Begin at the first line of the data and copy each line through the one containing "30.34, 30.50, 30.45];", that line included, with no pictures.
+++
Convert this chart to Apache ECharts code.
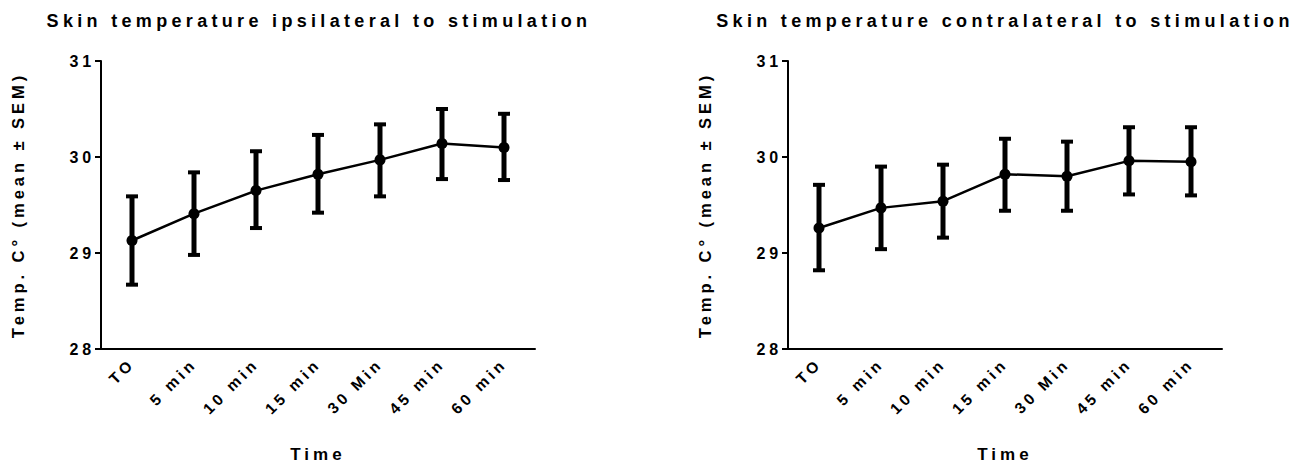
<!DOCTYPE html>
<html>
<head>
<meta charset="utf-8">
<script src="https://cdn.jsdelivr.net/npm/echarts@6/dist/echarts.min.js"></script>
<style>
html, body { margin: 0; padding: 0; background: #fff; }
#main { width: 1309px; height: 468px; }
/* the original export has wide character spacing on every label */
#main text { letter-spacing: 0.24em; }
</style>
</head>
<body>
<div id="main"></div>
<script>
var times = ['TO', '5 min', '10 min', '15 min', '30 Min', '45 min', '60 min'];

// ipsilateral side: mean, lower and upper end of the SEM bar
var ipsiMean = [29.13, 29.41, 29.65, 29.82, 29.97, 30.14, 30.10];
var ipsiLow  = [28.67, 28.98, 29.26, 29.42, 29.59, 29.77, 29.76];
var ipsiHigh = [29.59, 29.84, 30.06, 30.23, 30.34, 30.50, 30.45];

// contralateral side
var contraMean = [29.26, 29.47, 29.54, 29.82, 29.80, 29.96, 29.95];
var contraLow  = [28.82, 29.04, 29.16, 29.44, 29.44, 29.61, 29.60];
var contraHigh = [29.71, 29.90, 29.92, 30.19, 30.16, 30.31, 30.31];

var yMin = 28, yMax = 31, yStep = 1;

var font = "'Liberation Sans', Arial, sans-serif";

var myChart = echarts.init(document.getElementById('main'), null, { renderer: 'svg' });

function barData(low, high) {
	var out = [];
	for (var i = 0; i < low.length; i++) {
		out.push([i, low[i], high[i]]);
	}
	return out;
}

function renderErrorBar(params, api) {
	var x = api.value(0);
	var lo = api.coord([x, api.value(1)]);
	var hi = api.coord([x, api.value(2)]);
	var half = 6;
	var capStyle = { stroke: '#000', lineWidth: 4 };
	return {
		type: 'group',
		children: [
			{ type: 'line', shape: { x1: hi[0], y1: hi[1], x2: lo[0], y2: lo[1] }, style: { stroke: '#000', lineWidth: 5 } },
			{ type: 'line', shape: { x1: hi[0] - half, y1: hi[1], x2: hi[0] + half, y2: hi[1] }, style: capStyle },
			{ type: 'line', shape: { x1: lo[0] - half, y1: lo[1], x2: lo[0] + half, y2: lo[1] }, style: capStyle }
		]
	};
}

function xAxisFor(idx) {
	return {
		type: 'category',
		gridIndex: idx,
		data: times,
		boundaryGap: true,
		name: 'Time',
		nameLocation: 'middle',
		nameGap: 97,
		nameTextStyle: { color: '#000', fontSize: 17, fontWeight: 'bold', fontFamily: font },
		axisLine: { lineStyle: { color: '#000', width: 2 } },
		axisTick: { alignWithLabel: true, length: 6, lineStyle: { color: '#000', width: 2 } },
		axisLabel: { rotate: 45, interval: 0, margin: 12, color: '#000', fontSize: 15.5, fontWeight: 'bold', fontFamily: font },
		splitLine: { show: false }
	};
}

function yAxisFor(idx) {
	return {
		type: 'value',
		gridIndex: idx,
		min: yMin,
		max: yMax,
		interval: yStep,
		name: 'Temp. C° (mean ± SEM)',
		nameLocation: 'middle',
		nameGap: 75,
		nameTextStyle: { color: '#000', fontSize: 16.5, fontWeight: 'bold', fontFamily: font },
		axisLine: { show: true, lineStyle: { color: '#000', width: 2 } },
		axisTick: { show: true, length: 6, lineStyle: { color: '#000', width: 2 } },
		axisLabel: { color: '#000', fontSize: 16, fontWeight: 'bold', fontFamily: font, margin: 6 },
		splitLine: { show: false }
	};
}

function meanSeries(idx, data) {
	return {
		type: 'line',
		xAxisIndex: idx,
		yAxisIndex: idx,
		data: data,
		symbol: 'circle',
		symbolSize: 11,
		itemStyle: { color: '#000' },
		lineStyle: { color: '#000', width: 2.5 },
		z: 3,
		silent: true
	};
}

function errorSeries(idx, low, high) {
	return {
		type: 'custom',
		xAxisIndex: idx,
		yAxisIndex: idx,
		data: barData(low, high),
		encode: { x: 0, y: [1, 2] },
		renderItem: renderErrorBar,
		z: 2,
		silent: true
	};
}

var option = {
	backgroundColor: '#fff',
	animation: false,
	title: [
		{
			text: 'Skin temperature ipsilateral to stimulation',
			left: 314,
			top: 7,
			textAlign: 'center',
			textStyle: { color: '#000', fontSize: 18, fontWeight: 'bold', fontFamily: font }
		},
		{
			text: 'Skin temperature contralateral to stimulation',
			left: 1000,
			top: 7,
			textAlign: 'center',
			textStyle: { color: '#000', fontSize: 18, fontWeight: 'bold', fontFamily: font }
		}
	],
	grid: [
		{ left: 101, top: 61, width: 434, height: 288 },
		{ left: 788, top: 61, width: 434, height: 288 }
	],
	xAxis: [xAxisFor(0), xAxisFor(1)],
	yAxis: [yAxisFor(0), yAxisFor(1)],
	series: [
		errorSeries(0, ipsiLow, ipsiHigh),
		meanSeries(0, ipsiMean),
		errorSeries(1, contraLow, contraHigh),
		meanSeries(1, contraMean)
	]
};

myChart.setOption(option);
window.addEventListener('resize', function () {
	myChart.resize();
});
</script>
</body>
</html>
+++
**FINAL RESULT**
Convert this chart to Apache ECharts code.
<!DOCTYPE html>
<html>
<head>
<meta charset="utf-8">
<script src="https://cdn.jsdelivr.net/npm/echarts@6/dist/echarts.min.js"></script>
<style>
html, body { margin: 0; padding: 0; background: #fff; }
#main { width: 1309px; height: 468px; }
/* the original export has wide character spacing on every label */
#main text { letter-spacing: 0.24em; }
</style>
</head>
<body>
<div id="main"></div>
<script>
var times = ['TO', '5 min', '10 min', '15 min', '30 Min', '45 min', '60 min'];

// ipsilateral side: mean, lower and upper end of the SEM bar
var ipsiMean = [29.13, 29.41, 29.65, 29.82, 29.97, 30.14, 30.10];
var ipsiLow  = [28.67, 28.98, 29.26, 29.42, 29.59, 29.77, 29.76];
var ipsiHigh = [29.59, 29.84, 30.06, 30.23, 30.34, 30.50, 30.45];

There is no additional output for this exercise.